**SHORT EXERCISE:** The listing must be reproduced in full, exactly as it stands.

**PROVIDED DATA:**
####
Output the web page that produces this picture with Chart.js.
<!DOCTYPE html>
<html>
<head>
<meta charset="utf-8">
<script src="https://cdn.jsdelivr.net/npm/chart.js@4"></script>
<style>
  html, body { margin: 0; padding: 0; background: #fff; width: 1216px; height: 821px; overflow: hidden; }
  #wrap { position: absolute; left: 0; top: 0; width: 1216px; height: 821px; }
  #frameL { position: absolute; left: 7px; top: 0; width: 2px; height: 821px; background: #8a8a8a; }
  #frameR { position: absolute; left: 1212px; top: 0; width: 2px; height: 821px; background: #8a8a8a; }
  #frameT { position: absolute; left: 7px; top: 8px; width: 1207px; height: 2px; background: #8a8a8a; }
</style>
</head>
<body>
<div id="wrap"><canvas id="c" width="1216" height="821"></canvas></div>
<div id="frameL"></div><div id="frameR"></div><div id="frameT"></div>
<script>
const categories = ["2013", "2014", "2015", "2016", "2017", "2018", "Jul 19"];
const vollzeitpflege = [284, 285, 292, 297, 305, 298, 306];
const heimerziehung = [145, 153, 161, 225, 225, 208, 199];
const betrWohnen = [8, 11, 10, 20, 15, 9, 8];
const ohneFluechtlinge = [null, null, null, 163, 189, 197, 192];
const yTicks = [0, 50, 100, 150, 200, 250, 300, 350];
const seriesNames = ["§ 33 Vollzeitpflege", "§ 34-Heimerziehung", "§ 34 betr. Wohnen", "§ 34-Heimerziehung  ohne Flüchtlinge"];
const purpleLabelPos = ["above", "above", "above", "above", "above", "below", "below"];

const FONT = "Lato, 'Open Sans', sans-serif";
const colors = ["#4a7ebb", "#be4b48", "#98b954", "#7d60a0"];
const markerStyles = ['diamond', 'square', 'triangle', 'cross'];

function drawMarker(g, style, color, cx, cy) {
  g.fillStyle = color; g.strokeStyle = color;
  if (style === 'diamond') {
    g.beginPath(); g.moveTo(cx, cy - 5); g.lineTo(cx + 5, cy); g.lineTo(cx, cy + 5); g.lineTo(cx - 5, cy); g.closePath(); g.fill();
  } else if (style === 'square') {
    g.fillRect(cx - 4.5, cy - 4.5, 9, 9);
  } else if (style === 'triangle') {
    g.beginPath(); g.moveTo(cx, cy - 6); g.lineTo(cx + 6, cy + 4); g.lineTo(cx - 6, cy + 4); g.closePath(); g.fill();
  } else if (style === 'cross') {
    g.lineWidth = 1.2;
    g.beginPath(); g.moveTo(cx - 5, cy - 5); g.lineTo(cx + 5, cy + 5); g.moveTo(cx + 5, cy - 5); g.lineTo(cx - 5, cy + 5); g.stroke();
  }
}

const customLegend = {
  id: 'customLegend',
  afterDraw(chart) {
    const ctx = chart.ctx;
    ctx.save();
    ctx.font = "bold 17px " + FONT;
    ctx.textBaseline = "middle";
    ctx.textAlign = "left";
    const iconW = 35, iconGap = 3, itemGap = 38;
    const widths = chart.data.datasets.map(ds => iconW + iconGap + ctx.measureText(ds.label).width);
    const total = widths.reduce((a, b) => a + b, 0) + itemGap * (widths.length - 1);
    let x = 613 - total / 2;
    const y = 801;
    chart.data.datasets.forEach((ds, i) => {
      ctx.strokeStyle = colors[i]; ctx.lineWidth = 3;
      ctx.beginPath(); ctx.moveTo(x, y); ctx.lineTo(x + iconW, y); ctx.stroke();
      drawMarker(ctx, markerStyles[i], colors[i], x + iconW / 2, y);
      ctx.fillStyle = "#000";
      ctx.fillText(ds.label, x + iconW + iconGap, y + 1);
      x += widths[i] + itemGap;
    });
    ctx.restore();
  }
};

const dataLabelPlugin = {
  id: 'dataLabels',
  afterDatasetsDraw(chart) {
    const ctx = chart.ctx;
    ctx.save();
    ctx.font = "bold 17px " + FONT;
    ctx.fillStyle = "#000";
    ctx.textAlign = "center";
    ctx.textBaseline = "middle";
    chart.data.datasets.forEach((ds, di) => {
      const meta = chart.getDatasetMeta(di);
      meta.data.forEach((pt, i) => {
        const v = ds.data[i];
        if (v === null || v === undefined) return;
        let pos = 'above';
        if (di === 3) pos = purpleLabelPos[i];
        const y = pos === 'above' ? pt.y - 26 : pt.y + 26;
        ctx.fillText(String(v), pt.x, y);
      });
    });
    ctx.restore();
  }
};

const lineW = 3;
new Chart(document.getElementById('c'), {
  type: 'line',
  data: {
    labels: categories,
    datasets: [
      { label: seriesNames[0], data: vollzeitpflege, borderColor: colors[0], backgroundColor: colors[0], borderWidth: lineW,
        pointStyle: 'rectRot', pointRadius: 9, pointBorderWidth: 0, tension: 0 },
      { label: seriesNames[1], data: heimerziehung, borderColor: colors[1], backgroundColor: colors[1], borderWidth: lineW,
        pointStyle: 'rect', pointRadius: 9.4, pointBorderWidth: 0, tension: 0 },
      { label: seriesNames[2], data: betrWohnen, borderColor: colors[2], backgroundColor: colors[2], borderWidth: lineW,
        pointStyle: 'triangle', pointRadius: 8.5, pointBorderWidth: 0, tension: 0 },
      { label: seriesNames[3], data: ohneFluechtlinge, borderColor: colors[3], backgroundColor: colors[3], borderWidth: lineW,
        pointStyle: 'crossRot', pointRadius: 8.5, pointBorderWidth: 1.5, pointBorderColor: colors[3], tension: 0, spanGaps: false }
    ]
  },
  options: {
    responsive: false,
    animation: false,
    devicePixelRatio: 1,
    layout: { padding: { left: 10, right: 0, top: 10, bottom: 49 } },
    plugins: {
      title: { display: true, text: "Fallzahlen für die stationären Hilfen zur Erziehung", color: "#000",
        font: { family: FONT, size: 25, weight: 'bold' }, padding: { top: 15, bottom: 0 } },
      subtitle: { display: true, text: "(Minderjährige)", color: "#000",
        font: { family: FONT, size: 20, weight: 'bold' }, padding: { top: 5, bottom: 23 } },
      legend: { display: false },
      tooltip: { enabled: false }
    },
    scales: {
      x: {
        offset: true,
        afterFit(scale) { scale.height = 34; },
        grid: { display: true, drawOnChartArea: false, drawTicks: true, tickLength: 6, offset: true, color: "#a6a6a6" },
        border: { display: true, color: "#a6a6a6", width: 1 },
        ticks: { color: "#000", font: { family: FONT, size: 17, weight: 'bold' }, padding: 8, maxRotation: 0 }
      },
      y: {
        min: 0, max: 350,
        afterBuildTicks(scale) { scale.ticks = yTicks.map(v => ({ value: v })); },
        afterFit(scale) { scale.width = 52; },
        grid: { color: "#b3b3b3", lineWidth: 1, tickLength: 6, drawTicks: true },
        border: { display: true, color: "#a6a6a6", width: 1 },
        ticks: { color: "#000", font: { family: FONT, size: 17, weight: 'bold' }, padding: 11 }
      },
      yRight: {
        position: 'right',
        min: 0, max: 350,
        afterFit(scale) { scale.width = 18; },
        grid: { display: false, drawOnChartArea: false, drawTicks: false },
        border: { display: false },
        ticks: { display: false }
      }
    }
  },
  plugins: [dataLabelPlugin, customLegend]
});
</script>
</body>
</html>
####
**ANSWER IN FULL:**
Output the web page that produces this picture with Chart.js.
<!DOCTYPE html>
<html>
<head>
<meta charset="utf-8">
<script src="https://cdn.jsdelivr.net/npm/chart.js@4"></script>
<style>
  html, body { margin: 0; padding: 0; background: #fff; width: 1216px; height: 821px; overflow: hidden; }
  #wrap { position: absolute; left: 0; top: 0; width: 1216px; height: 821px; }
  #frameL { position: absolute; left: 7px; top: 0; width: 2px; height: 821px; background: #8a8a8a; }
  #frameR { position: absolute; left: 1212px; top: 0; width: 2px; height: 821px; background: #8a8a8a; }
  #frameT { position: absolute; left: 7px; top: 8px; width: 1207px; height: 2px; background: #8a8a8a; }
</style>
</head>
<body>
<div id="wrap"><canvas id="c" width="1216" height="821"></canvas></div>
<div id="frameL"></div><div id="frameR"></div><div id="frameT"></div>
<script>
const categories = ["2013", "2014", "2015", "2016", "2017", "2018", "Jul 19"];
const vollzeitpflege = [284, 285, 292, 297, 305, 298, 306];
const heimerziehung = [145, 153, 161, 225, 225, 208, 199];
const betrWohnen = [8, 11, 10, 20, 15, 9, 8];
const ohneFluechtlinge = [null, null, null, 163, 189, 197, 192];
const yTicks = [0, 50, 100, 150, 200, 250, 300, 350];
const seriesNames = ["§ 33 Vollzeitpflege", "§ 34-Heimerziehung", "§ 34 betr. Wohnen", "§ 34-Heimerziehung  ohne Flüchtlinge"];
const purpleLabelPos = ["above", "above", "above", "above", "above", "below", "below"];

const FONT = "Lato, 'Open Sans', sans-serif";
const colors = ["#4a7ebb", "#be4b48", "#98b954", "#7d60a0"];
const markerStyles = ['diamond', 'square', 'triangle', 'cross'];

function drawMarker(g, style, color, cx, cy) {
  g.fillStyle = color; g.strokeStyle = color;
  if (style === 'diamond') {
    g.beginPath(); g.moveTo(cx, cy - 5); g.lineTo(cx + 5, cy); g.lineTo(cx, cy + 5); g.lineTo(cx - 5, cy); g.closePath(); g.fill();
  } else if (style === 'square') {
    g.fillRect(cx - 4.5, cy - 4.5, 9, 9);
  } else if (style === 'triangle') {
    g.beginPath(); g.moveTo(cx, cy - 6); g.lineTo(cx + 6, cy + 4); g.lineTo(cx - 6, cy + 4); g.closePath(); g.fill();
  } else if (style === 'cross') {
    g.lineWidth = 1.2;
    g.beginPath(); g.moveTo(cx - 5, cy - 5); g.lineTo(cx + 5, cy + 5); g.moveTo(cx + 5, cy - 5); g.lineTo(cx - 5, cy + 5); g.stroke();
  }
}

const customLegend = {
  id: 'customLegend',
  afterDraw(chart) {
    const ctx = chart.ctx;
    ctx.save();
    ctx.font = "bold 17px " + FONT;
    ctx.textBaseline = "middle";
    ctx.textAlign = "left";
    const iconW = 35, iconGap = 3, itemGap = 38;
    const widths = chart.data.datasets.map(ds => iconW + iconGap + ctx.measureText(ds.label).width);
    const total = widths.reduce((a, b) => a + b, 0) + itemGap * (widths.length - 1);
    let x = 613 - total / 2;
    const y = 801;
    chart.data.datasets.forEach((ds, i) => {
      ctx.strokeStyle = colors[i]; ctx.lineWidth = 3;
      ctx.beginPath(); ctx.moveTo(x, y); ctx.lineTo(x + iconW, y); ctx.stroke();
      drawMarker(ctx, markerStyles[i], colors[i], x + iconW / 2, y);
      ctx.fillStyle = "#000";
      ctx.fillText(ds.label, x + iconW + iconGap, y + 1);
      x += widths[i] + itemGap;
    });
    ctx.restore();
  }
};

const dataLabelPlugin = {
  id: 'dataLabels',
  afterDatasetsDraw(chart) {
    const ctx = chart.ctx;
    ctx.save();
    ctx.font = "bold 17px " + FONT;
    ctx.fillStyle = "#000";
    ctx.textAlign = "center";
    ctx.textBaseline = "middle";
    chart.data.datasets.forEach((ds, di) => {
      const meta = chart.getDatasetMeta(di);
      meta.data.forEach((pt, i) => {
        const v = ds.data[i];
        if (v === null || v === undefined) return;
        let pos = 'above';
        if (di === 3) pos = purpleLabelPos[i];
        const y = pos === 'above' ? pt.y - 26 : pt.y + 26;
        ctx.fillText(String(v), pt.x, y);
      });
    });
    ctx.restore();
  }
};

const lineW = 3;
new Chart(document.getElementById('c'), {
  type: 'line',
  data: {
    labels: categories,
    datasets: [
      { label: seriesNames[0], data: vollzeitpflege, borderColor: colors[0], backgroundColor: colors[0], borderWidth: lineW,
        pointStyle: 'rectRot', pointRadius: 9, pointBorderWidth: 0, tension: 0 },
      { label: seriesNames[1], data: heimerziehung, borderColor: colors[1], backgroundColor: colors[1], borderWidth: lineW,
        pointStyle: 'rect', pointRadius: 9.4, pointBorderWidth: 0, tension: 0 },
      { label: seriesNames[2], data: betrWohnen, borderColor: colors[2], backgroundColor: colors[2], borderWidth: lineW,
        pointStyle: 'triangle', pointRadius: 8.5, pointBorderWidth: 0, tension: 0 },
      { label: seriesNames[3], data: ohneFluechtlinge, borderColor: colors[3], backgroundColor: colors[3], borderWidth: lineW,
        pointStyle: 'crossRot', pointRadius: 8.5, pointBorderWidth: 1.5, pointBorderColor: colors[3], tension: 0, spanGaps: false }
    ]
  },
  options: {
    responsive: false,
    animation: false,
    devicePixelRatio: 1,
    layout: { padding: { left: 10, right: 0, top: 10, bottom: 49 } },
    plugins: {
      title: { display: true, text: "Fallzahlen für die stationären Hilfen zur Erziehung", color: "#000",
        font: { family: FONT, size: 25, weight: 'bold' }, padding: { top: 15, bottom: 0 } },
      subtitle: { display: true, text: "(Minderjährige)", color: "#000",
        font: { family: FONT, size: 20, weight: 'bold' }, padding: { top: 5, bottom: 23 } },
      legend: { display: false },
      tooltip: { enabled: false }
    },
    scales: {
      x: {
        offset: true,
        afterFit(scale) { scale.height = 34; },
        grid: { display: true, drawOnChartArea: false, drawTicks: true, tickLength: 6, offset: true, color: "#a6a6a6" },
        border: { display: true, color: "#a6a6a6", width: 1 },
        ticks: { color: "#000", font: { family: FONT, size: 17, weight: 'bold' }, padding: 8, maxRotation: 0 }
      },
      y: {
        min: 0, max: 350,
        afterBuildTicks(scale) { scale.ticks = yTicks.map(v => ({ value: v })); },
        afterFit(scale) { scale.width = 52; },
        grid: { color: "#b3b3b3", lineWidth: 1, tickLength: 6, drawTicks: true },
        border: { display: true, color: "#a6a6a6", width: 1 },
        ticks: { color: "#000", font: { family: FONT, size: 17, weight: 'bold' }, padding: 11 }
      },
      yRight: {
        position: 'right',
        min: 0, max: 350,
        afterFit(scale) { scale.width = 18; },
        grid: { display: false, drawOnChartArea: false, drawTicks: false },
        border: { display: false },
        ticks: { display: false }
      }
    }
  },
  plugins: [dataLabelPlugin, customLegend]
});
</script>
</body>
</html>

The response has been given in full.